- Problem description
Copy every line of the listing that holds the string "this".

- Entries supplied
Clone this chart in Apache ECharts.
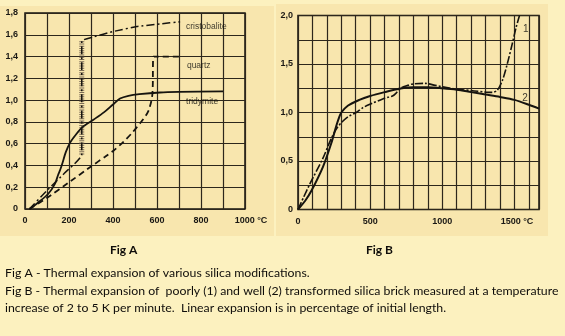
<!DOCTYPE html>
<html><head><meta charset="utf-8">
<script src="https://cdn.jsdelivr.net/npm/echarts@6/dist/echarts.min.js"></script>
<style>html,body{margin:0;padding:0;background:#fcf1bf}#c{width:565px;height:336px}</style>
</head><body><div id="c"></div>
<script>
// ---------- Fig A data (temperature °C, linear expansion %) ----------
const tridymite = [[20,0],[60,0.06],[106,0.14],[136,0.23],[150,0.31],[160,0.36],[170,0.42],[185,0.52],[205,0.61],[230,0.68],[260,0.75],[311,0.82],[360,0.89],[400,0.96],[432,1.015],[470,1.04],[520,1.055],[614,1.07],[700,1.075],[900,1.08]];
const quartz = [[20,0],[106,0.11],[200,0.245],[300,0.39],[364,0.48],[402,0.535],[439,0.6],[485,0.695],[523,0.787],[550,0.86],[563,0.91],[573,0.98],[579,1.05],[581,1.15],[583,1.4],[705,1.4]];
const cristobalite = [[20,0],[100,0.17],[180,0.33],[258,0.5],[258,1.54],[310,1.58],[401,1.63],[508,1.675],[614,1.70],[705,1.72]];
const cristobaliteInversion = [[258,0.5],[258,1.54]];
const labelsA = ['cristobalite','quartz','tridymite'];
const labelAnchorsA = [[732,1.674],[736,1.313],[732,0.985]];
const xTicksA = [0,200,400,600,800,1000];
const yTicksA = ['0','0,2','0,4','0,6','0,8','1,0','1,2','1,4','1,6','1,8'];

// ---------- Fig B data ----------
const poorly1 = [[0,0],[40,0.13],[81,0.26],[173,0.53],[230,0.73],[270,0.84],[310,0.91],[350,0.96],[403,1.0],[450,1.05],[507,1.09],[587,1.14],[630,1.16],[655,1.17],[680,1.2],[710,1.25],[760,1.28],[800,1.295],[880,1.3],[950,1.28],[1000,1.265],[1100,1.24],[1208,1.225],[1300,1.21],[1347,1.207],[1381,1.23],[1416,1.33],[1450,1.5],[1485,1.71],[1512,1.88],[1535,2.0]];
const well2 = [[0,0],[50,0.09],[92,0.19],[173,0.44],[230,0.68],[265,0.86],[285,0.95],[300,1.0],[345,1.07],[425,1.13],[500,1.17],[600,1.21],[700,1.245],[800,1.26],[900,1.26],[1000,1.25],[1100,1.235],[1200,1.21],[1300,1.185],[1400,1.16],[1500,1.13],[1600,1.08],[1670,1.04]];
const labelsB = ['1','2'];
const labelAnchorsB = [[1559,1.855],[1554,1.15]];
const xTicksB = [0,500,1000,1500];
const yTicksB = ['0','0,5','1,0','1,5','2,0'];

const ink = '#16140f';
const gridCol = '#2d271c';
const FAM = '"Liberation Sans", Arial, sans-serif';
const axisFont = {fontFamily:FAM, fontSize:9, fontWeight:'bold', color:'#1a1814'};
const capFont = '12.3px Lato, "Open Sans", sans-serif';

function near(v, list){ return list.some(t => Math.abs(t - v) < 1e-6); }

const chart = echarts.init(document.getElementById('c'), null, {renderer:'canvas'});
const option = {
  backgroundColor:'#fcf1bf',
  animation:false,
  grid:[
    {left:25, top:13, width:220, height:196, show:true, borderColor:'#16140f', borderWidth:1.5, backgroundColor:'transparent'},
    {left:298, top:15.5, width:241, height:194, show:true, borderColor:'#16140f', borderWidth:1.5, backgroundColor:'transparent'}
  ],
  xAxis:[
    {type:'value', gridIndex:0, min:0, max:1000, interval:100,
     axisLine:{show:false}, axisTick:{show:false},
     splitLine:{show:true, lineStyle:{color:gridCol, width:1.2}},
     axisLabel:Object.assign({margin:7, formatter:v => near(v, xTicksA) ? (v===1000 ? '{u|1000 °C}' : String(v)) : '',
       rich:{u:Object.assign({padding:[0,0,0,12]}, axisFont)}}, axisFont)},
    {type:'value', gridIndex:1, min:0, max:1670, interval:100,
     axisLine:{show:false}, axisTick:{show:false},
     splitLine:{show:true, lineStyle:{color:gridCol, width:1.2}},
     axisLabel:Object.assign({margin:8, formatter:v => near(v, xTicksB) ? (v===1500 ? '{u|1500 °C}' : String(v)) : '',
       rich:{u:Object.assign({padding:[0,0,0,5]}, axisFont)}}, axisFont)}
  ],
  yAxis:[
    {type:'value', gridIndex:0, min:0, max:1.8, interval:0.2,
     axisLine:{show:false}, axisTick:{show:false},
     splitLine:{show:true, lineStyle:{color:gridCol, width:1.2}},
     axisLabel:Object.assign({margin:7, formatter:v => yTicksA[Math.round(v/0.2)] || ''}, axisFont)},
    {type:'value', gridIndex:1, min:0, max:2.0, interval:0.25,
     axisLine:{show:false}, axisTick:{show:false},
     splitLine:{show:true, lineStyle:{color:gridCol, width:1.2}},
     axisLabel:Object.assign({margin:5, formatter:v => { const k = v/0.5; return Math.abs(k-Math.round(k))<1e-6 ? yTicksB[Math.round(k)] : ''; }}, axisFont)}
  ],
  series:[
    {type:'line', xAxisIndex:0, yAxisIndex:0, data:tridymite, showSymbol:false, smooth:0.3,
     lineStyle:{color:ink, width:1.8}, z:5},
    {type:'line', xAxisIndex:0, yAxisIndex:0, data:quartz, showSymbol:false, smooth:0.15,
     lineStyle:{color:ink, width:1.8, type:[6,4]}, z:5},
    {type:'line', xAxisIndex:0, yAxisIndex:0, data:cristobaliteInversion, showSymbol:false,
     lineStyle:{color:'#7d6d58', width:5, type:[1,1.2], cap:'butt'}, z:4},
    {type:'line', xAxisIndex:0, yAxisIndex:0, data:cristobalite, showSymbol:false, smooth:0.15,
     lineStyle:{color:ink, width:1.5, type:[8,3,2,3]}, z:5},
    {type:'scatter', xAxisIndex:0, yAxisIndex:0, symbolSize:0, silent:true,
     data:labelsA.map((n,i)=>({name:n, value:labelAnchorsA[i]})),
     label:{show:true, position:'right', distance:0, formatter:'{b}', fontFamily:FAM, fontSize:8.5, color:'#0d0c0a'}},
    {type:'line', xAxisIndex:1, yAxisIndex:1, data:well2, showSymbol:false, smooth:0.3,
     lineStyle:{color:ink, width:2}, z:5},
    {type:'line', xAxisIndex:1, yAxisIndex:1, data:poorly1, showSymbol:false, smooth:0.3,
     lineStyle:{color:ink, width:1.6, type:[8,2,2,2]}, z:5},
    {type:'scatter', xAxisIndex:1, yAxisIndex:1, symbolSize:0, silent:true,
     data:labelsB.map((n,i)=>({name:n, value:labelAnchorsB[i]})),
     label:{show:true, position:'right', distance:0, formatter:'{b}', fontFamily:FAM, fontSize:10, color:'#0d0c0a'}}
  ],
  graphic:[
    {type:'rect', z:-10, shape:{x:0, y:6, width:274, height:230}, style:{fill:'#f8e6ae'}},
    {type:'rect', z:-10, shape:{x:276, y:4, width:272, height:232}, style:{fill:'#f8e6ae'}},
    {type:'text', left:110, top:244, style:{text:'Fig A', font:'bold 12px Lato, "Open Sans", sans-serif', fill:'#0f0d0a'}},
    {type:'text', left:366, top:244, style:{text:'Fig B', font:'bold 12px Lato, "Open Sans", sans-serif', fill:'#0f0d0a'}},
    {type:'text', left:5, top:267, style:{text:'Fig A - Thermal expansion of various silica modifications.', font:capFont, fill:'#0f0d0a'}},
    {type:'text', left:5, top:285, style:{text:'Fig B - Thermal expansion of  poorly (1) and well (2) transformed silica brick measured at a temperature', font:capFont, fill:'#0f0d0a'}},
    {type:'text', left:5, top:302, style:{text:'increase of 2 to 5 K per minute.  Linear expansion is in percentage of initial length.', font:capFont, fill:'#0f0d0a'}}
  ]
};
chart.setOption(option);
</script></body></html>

==

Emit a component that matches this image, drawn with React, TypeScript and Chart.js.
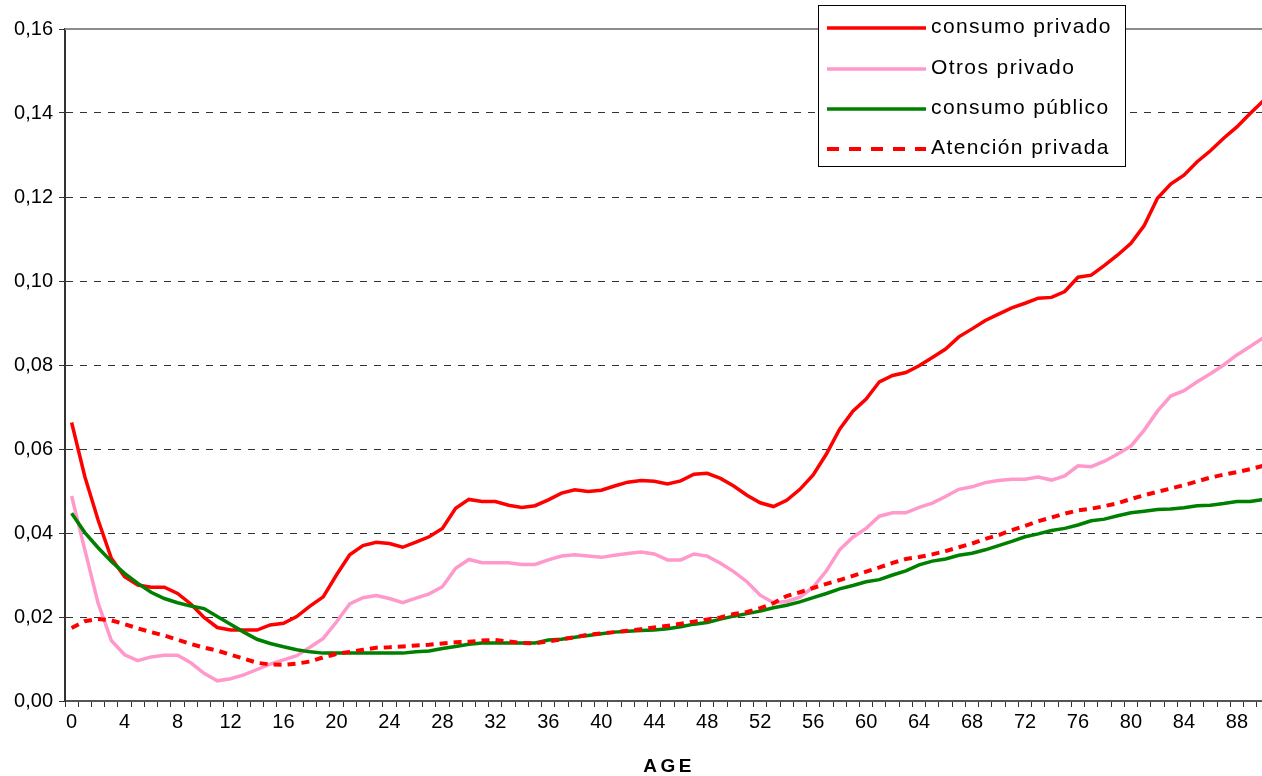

- Solved problem
Clone this chart in Apache ECharts.
Emit a component that matches this image, drawn with React, TypeScript and Chart.js.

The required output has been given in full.